▸ WHAT TO WORK ON
From the entries that follow, extract each line holding the string "this".

▸ GIVEN DATA

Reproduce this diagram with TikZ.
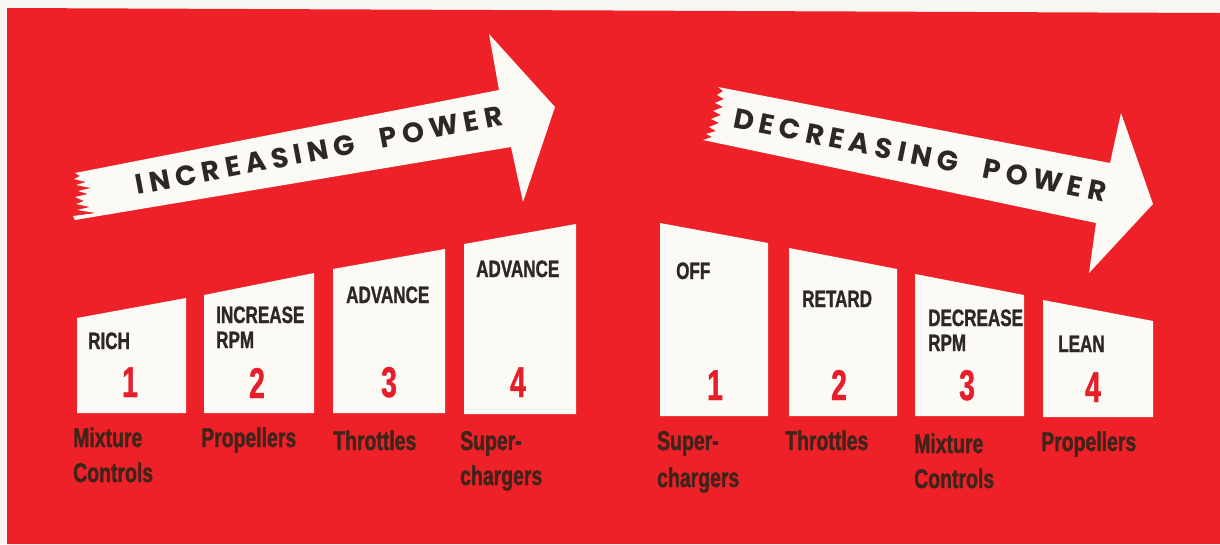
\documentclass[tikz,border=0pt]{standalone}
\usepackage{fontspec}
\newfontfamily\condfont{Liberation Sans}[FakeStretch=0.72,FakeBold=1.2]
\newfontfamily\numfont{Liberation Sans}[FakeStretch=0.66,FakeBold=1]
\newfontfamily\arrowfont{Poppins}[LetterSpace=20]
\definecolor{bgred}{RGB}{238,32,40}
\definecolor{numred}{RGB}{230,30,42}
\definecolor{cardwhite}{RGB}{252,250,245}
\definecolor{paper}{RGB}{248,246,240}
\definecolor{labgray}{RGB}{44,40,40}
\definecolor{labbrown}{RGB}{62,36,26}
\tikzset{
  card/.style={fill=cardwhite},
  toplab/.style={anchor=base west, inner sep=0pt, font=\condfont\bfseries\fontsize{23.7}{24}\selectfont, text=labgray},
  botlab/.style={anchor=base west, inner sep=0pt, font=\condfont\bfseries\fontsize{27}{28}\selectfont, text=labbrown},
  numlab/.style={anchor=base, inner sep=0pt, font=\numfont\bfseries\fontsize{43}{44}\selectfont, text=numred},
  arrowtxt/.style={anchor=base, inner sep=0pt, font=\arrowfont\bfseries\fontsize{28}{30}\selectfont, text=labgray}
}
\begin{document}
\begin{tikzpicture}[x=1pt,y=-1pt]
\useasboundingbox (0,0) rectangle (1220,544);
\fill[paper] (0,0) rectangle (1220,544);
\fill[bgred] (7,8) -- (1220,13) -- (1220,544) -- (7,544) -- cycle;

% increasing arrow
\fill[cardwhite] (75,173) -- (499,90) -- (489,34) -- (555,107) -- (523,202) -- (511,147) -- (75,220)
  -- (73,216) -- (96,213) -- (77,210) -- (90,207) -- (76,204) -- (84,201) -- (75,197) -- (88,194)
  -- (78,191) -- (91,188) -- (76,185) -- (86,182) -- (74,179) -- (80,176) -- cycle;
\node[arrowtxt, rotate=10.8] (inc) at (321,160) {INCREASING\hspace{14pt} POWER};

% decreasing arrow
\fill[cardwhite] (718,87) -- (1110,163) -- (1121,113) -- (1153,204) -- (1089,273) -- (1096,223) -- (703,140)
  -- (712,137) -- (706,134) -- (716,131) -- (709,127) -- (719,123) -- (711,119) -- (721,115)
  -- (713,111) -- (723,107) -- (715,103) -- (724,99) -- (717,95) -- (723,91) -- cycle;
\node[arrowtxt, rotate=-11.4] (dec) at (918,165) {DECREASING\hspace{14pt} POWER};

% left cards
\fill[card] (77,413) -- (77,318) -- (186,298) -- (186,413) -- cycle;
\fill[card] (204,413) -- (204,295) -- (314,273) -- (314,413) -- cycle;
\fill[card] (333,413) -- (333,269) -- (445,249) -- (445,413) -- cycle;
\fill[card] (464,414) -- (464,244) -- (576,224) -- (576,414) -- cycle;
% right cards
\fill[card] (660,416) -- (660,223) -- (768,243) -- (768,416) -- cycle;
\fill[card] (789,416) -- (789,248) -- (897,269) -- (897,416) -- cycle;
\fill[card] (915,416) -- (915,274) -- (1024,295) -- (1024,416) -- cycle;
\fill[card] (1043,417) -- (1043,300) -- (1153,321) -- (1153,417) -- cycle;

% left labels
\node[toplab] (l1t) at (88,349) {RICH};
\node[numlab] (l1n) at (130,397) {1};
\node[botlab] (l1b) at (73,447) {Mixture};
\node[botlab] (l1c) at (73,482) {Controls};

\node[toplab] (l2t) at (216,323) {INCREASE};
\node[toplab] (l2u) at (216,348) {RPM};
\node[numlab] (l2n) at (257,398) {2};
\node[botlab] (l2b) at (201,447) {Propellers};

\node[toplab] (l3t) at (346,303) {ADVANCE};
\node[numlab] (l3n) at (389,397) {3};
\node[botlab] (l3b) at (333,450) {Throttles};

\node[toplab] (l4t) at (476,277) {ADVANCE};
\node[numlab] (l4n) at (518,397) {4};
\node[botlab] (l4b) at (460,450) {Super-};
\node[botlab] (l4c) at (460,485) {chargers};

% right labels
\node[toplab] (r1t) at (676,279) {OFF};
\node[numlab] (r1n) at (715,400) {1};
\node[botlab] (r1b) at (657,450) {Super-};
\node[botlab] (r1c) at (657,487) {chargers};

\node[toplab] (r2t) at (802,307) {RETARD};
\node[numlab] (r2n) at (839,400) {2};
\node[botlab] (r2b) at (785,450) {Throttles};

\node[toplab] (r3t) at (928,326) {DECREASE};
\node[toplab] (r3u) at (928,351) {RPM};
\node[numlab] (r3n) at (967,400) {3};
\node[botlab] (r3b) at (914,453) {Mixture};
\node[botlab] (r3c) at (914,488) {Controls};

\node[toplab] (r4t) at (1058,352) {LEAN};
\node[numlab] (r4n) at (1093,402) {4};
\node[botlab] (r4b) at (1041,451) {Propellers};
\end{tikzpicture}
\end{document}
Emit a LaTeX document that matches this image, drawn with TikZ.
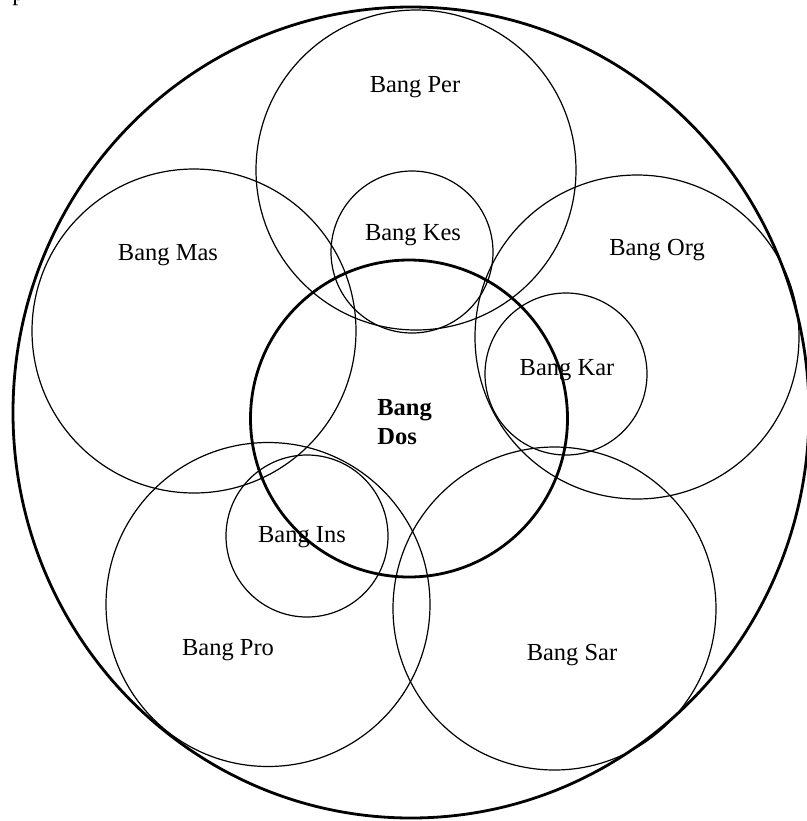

▸ SOLUTION
Reproduce this diagram with TikZ.
Emit a LaTeX document that matches this image, drawn with TikZ.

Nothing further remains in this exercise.